In many ways, the country has become Kim’s classroom. He has visited architectural sights such as Qumran, near the Dead Sea, where it is believed that a Jewish sect wrote the Dead Sea Scrolls during the Late Second Temple period. “I think some things can’t be learned from books, and experience heightens one’s enthusiasm for the material,” he says.

His inspiration came from a Jewish history class at Penn his sophomore year, taught by a visiting professor, Dr. David Engel, from Tel Aviv University. “I saw that history could be something that was very personal,” says Kim, a native of Pusan, South Korea, who immigrated to the United States when he was nine.
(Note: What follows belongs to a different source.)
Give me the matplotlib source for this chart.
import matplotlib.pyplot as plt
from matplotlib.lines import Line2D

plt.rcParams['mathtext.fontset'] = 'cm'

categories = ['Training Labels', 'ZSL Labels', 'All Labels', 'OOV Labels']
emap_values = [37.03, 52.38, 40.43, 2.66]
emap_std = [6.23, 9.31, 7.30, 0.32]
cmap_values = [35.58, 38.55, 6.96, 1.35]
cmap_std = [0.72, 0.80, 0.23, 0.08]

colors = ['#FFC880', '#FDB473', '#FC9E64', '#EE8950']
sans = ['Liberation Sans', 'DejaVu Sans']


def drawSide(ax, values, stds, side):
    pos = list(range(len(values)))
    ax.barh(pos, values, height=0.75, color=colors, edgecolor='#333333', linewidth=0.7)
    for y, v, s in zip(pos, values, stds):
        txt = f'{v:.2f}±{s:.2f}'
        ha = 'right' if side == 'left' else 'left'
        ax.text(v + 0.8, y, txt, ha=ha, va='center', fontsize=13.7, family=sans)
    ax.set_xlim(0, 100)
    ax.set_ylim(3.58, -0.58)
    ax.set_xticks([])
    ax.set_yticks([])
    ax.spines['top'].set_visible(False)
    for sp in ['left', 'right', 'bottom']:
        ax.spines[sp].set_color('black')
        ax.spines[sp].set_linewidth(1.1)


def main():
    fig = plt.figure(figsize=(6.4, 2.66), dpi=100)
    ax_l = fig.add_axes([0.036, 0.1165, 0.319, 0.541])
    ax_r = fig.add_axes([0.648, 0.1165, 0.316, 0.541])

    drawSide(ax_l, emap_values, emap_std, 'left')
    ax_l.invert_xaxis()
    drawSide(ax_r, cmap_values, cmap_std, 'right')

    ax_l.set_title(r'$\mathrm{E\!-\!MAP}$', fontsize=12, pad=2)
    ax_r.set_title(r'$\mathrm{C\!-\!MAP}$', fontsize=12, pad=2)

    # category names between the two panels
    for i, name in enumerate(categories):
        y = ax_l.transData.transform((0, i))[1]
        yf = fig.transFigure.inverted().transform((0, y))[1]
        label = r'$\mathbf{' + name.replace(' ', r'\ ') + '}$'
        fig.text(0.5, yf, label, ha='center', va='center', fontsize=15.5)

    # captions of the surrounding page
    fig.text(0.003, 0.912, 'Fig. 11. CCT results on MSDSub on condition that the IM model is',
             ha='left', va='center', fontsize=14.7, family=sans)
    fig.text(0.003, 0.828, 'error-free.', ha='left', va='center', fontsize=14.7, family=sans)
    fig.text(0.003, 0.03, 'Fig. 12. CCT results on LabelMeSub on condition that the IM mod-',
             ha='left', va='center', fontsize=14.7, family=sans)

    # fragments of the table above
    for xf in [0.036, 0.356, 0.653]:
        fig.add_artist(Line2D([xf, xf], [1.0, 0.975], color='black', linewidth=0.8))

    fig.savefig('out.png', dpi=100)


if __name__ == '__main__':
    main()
The course “asked questions about basic human nature… and the ability of humans to get together as a group and exert their identity to the extent that they can overcome difficult traumas and trials.” Upon graduating from Penn in 1990 (his sister, Onyoo, C/G’94, would soon follow), Kim went to the University of California at Los Angeles to begin work on his history Ph.D. Then, after completing his master’s degree requirements and teaching for the next three years, he enrolled at Hebrew University’s Rothberg School for Overseas Students.

“I was happy to see a lot of offerings here,” he says, noting the disjointed and peripheral way in which Jewish history is often taught at American universities. Hebrew University uses a much different approach. “It sees Jewish history as a continuous process from ancient times to modern times,” Kim explains. He returned to UCLA in 1994, where he took a course on the Hebrew language of the Dead Sea Scrolls and worked as a staff research associate in the Department of Near Eastern Languages and Cultures. But a year later he came back to Hebrew University to continue his studies.
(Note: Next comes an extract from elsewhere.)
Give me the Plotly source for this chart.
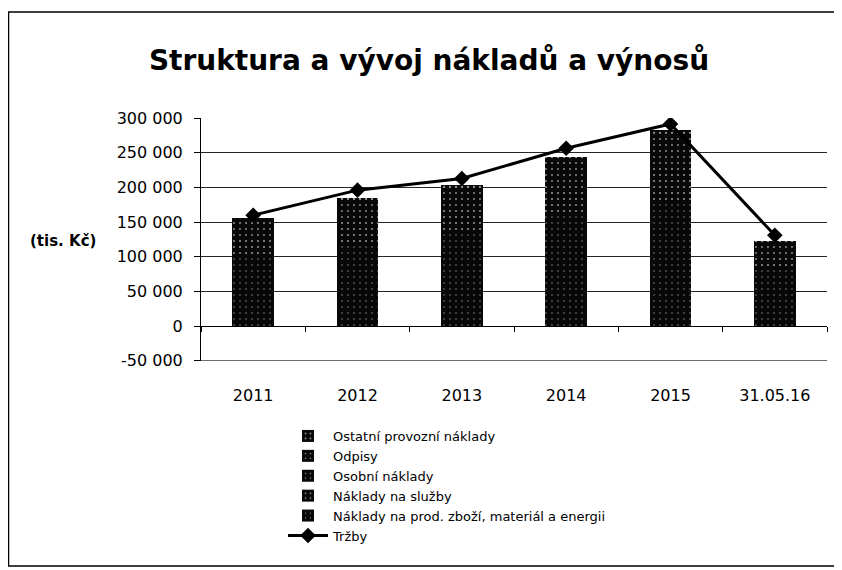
import plotly.graph_objects as go

# ---------------- data ----------------
categories = ["2011", "2012", "2013", "2014", "2015", "31.05.16"]

naklady_material = [100000, 121000, 136000, 160000, 182000, 82000]
naklady_sluzby = [25000, 30000, 32000, 40000, 48000, 18000]
osobni_naklady = [22000, 25000, 26000, 33000, 38000, 15500]
odpisy = [6000, 7000, 6500, 8000, 10000, 4500]
ostatni_naklady = [2000, 2400, 2300, 3200, 4800, 2200]
trzby = [159800, 196000, 212900, 256300, 291400, 130900]

y_tick_vals = [-50000, 0, 50000, 100000, 150000, 200000, 250000, 300000]
y_tick_text = ["-50 000", "0", "50 000", "100 000", "150 000", "200 000", "250 000", "300 000"]

FONT = "DejaVu Sans"

# figure size (page body adds an 8px margin in the 842x570 window)
W, H = 834, 562
# plot area in figure pixels
L, R, T, B = 193, 819, 110, 353

Y_MIN, Y_MAX = -50250, 300000


def px_x(x):
    return (x - L) / (R - L)


def px_y(y):
    return (B - y) / (B - T)


fig = go.Figure()

bar_series = [
    ("Náklady na prod. zboží, materiál a energii", naklady_material, 0.05),
    ("Náklady na služby", naklady_sluzby, 0.10),
    ("Osobní náklady", osobni_naklady, 0.08),
    ("Odpisy", odpisy, 0.09),
    ("Ostatní provozní náklady", ostatni_naklady, 0.12),
]
ranks = {
    "Ostatní provozní náklady": 1,
    "Odpisy": 2,
    "Osobní náklady": 3,
    "Náklady na služby": 4,
    "Náklady na prod. zboží, materiál a energii": 5,
}
for name, vals, sol in bar_series:
    fig.add_trace(go.Bar(
        x=categories, y=vals, name=name,
        marker=dict(color="#080808", line=dict(width=0),
                    pattern=dict(shape=".", fgcolor="#ffffff", fgopacity=0.55,
                                 size=6, solidity=sol, fillmode="overlay")),
        legendrank=ranks[name],
    ))

fig.add_trace(go.Scatter(
    x=categories, y=trzby, name="Tržby", mode="lines+markers",
    line=dict(color="#000000", width=3),
    marker=dict(symbol="diamond", size=12, color="#000000"),
    legendrank=6,
))

zero_pos = (0 - Y_MIN) / (Y_MAX - Y_MIN)

fig.update_layout(
    width=W, height=H,
    margin=dict(l=L, r=W - R, t=T, b=H - B, pad=0),
    paper_bgcolor="white", plot_bgcolor="white",
    barmode="stack", bargap=0.6,
    separators=", ",
    font=dict(family=FONT, color="#000000", size=14),
    title=dict(text="<b>Struktura a vývoj nákladů a výnosů</b>",
               font=dict(family=FONT, size=28, color="#000000"),
               xref="container", x=421 / W, xanchor="center",
               yref="container", y=1 - 52 / H, yanchor="middle"),
    showlegend=True,
    legend=dict(
        x=px_x(275), xanchor="left",
        y=px_y(413), yanchor="top",
        traceorder="normal",
        font=dict(family=FONT, size=13, color="#000000"),
        bgcolor="rgba(0,0,0,0)", borderwidth=0,
        itemwidth=40, tracegroupgap=0,
    ),
    xaxis=dict(
        type="category",
        anchor="free", position=zero_pos,
        showline=True, linecolor="#000000", linewidth=1,
        ticks="outside", tickson="boundaries", ticklen=5, tickcolor="#000000",
        showgrid=False,
        tickfont=dict(family=FONT, size=16, color="#000000"),
        ticklabelstandoff=55,
    ),
    yaxis=dict(
        range=[Y_MIN, Y_MAX],
        tickvals=y_tick_vals, ticktext=y_tick_text,
        showline=True, linecolor="#000000", linewidth=1,
        ticks="outside", ticklen=6, tickcolor="#000000",
        showgrid=True, gridcolor="#262626", gridwidth=1,
        zeroline=False,
        tickfont=dict(family=FONT, size=16, color="#000000"),
        ticklabelstandoff=8,
    ),
    annotations=[
        dict(text="<b>(tis. Kč)</b>", xref="paper", yref="paper",
             x=px_x(55), y=px_y(233),
             xanchor="center", yanchor="middle", showarrow=False,
             font=dict(family=FONT, size=15, color="#000000")),
    ],
    shapes=[
        dict(type="rect", xref="paper", yref="paper",
             x0=px_x(0.5), x1=px_x(832),
             y0=px_y(558), y1=px_y(4),
             line=dict(color="#000000", width=1.5), fillcolor="rgba(0,0,0,0)",
             layer="below"),
        # bottom gridline (at the lowest tick), hidden by plotly at the axis edge
        dict(type="line", xref="paper", x0=0, x1=1,
             yref="y", y0=y_tick_vals[0], y1=y_tick_vals[0],
             line=dict(color="#262626", width=1), layer="below"),
    ],
)

fig.write_html("out.html")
As a Korean-American who was raised a Christian, Kim is a minority in Jerusalem, but has received a warm reception, with many people inviting him into their homes for Sabbath dinners. He has even appeared in a promotional video for the Rothberg School, speaking of his love for Jerusalem. In fact, Kim says he feels a little guilty for recently neglecting some of his friendships due to his intense studies. “I have a lot of friends, and right now I feel bad because I’ve been doing so much work, I have not been able to utilize the contacts I’ve made.” Kim traveled back to Korea in 1987, but says,”I consider myself American more or less, with Korean descent. My affection for Korea is mostly for my relatives. I see America as my country, and my intellectual interests are more in the field of Jewish history.”

This summer he plans to continue his doctoral work back in the United States at Brown University. But Kim hopes his absence from Israel won’t be a long one. “My ultimate dream, and it is a dream, kind of, is to come back here and teach in the department of Jewish history.”